La Voix du sang : La détresse et l'enchantement
Scène

La Voix du sang : La détresse et l’enchantement

Notez bien, c’est un petit bijou qui se cache au deuxième étage du Théâtre d’Aujourd’hui. La Salle Jean-Claude-Germain, qui a la réputation de révéler parfois des bulles de bonheur théâtral, présente La Voix du sang, texte et mise en scène de Marc St-Pierre. À l’ère des méga-productions souvent sans âme, voici une création toute en simplicité mais surtout en efficacité, menant jusqu’au ravissement. L’histoire somme toute banale relate le rendez-vous raté de Gilbert avec sa mère biologique, enfuie on ne sait où, laissant à la réception du motel son fils André, un jeune simple d’esprit. Les deux hommes se reconnaîtront à travers l’inquiétude et le déséquilibre qu’entraîne la disparition de la figure maternelle.

Outre le fait que le texte soit parsemé de répliques jouissives, René Arbour et Sylvain Pesant transforment la pièce en pur moment de grâce, alors qu’on les suit partout où ils veulent bien nous entraîner, que ce soit dans une chambre d’hôtel ou dans le bois, dans les rires ou les larmes. Pesant interprète avec une sincérité froide ce fonctionnaire ébranlé demeurant rigoureusement distant face aux êtres humains. Alors que le personnage parfois méchant et brusque pourrait nous repousser de prime abord, le comédien réussit étrangement à le rendre attachant sans tomber dans le piège de la pitié. Arbour, quant à lui, interprète avec beaucoup de justesse ce frère légèrement autiste, véritable tour de force quand on sait les possibles dérapages d’un rôle demandant un tel travail sur la folie. Les deux acteurs jouent ici avec une complicité et un plaisir évidents, mais surtout avec une humble sincérité. Ils réussissent même à faire oublier la trop rapide progression de l’histoire, qui pourrait paraître incongrue. On est prêt à croire à tout, tant ils y croient devant nous. Même à l’arrivée probable de la mère disparue, alors qu’on sait très bien qu’il n’y a pas de comédienne pour l’interpréter. Et jusqu’au bout, on l’attend.

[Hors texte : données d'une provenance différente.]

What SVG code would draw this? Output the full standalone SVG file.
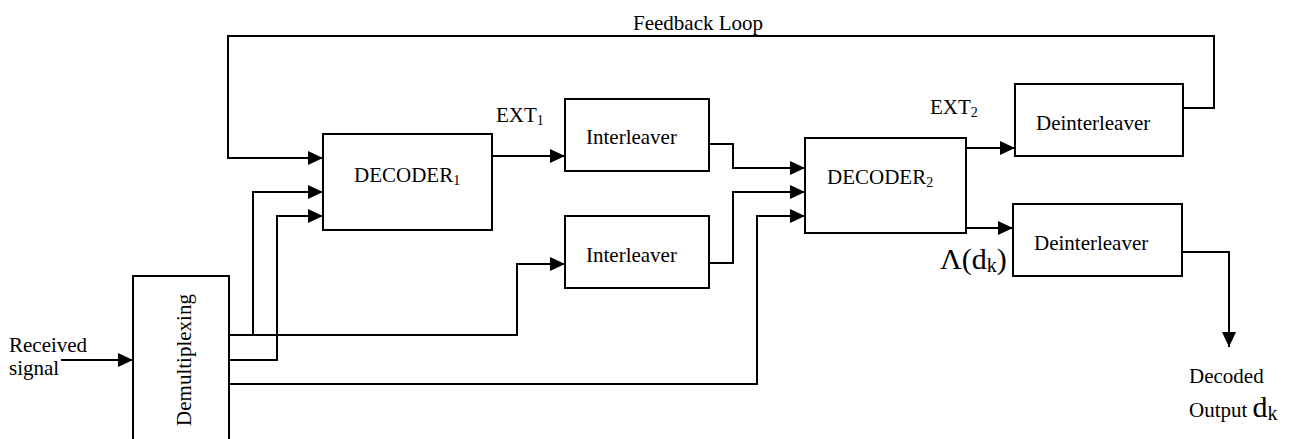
<svg xmlns="http://www.w3.org/2000/svg" width="1290" height="439" viewBox="0 0 1290 439">
<style>
.box{fill:#fff;stroke:#000;stroke-width:2}
.ln{fill:none;stroke:#000;stroke-width:2}
.t{font-family:"Liberation Serif","Times New Roman",serif;font-size:21px;fill:#000}
.sub{font-size:14px}
.big{font-size:30px}
.bsub{font-size:20px}
</style>
<defs>
<marker id="ah" markerUnits="userSpaceOnUse" markerWidth="15" markerHeight="14" refX="15" refY="7" orient="auto">
<path d="M0,0 L15,7 L0,14 z" fill="#000"/>
</marker>
</defs>
<rect width="1290" height="439" fill="#fff"/>
<g id="connectors">
<path class="ln" d="M61,360 H133" marker-end="url(#ah)"/>
<path class="ln" d="M1182,108 H1214 V36 H228 V158 H323" marker-end="url(#ah)"/>
<path class="ln" d="M229,335 H517 V264 H565" marker-end="url(#ah)"/>
<path class="ln" d="M253,335 V192 H323" marker-end="url(#ah)"/>
<path class="ln" d="M229,360 H277 V216 H323" marker-end="url(#ah)"/>
<path class="ln" d="M229,384 H757 V216 H805" marker-end="url(#ah)"/>
<path class="ln" d="M492,156 H565" marker-end="url(#ah)"/>
<path class="ln" d="M709,144 H733 V168 H805" marker-end="url(#ah)"/>
<path class="ln" d="M709,263 H733 V192 H805" marker-end="url(#ah)"/>
<path class="ln" d="M966,148 H1015" marker-end="url(#ah)"/>
<path class="ln" d="M966,228 H1013" marker-end="url(#ah)"/>
<path class="ln" d="M1182,252 H1229 V347" marker-end="url(#ah)"/>
</g>
<g id="demux">
<rect class="box" x="133" y="276" width="96" height="175"/>
<text class="t" transform="translate(191,360) rotate(-90)" text-anchor="middle">Demultiplexing</text>
</g>
<g id="decoder1">
<rect class="box" x="323" y="134" width="169" height="96"/>
<text class="t" x="354" y="182">DECODER<tspan class="sub" dy="3">1</tspan></text>
</g>
<g id="interleaver1">
<rect class="box" x="565" y="99" width="144" height="72"/>
<text class="t" x="586" y="144">Interleaver</text>
</g>
<g id="interleaver2">
<rect class="box" x="565" y="216" width="144" height="72"/>
<text class="t" x="586" y="262">Interleaver</text>
</g>
<g id="decoder2">
<rect class="box" x="805" y="138" width="161" height="95"/>
<text class="t" x="827" y="184">DECODER<tspan class="sub" dy="3">2</tspan></text>
</g>
<g id="deinterleaver1">
<rect class="box" x="1015" y="84" width="168" height="72"/>
<text class="t" x="1036" y="130">Deinterleaver</text>
</g>
<g id="deinterleaver2">
<rect class="box" x="1013" y="204" width="169" height="72"/>
<text class="t" x="1034" y="250">Deinterleaver</text>
</g>
<g id="labels">
<text class="t" x="633" y="30">Feedback Loop</text>
<text class="t" x="496" y="122">EXT<tspan class="sub" dy="3">1</tspan></text>
<text class="t" x="930" y="114">EXT<tspan class="sub" dy="3">2</tspan></text>
<text class="t big" x="940" y="269">Λ(d<tspan class="bsub" dy="3">k</tspan><tspan dy="-3">)</tspan></text>
<text class="t" x="9" y="352">Received</text>
<text class="t" x="9" y="375">signal</text>
<text class="t" x="1189" y="383">Decoded</text>
<text class="t" x="1189" y="417">Output <tspan class="big">d</tspan><tspan class="bsub" dy="3">k</tspan></text>
</g>
</svg>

L’efficace mise en scène de l’auteur reste habilement au service de ce duel d’acteurs alors que le souci du rythme contribue à l’enchantement général. De plus, tout élément de décor (Stéphane Proulx), extrait sonore (Éric Bouchard) ou éclairage (François Pilote) vient habilement soutenir la performance des comédiens sans jamais la reléguer au deuxième plan. Jamais plus de trois éléments de décor à la fois sur cette petite scène brillamment habitée par tous les concepteurs. Pour illustrer une chambre, un simple fauteuil et une télécommande. Une bande-son fera habilement écho aux changements de poste effectués par l’acteur. Pour illustrer un bois, un petit banc, derrière lequel sont tapis les acteurs en habit de camouflage, alors que la bande-son nous situe discrètement. Et pourtant, malgré ce décor basé sur l’évocation plutôt que sur un souci de réalisme, jamais on ne remarque la technique. On est assis avec les canards, on s’est introduit dans la chambre interdite. On découvre avec joie de nouveaux Vladimir et Estragon. Le théâtre n’existe plus. Ne reste que la beauté.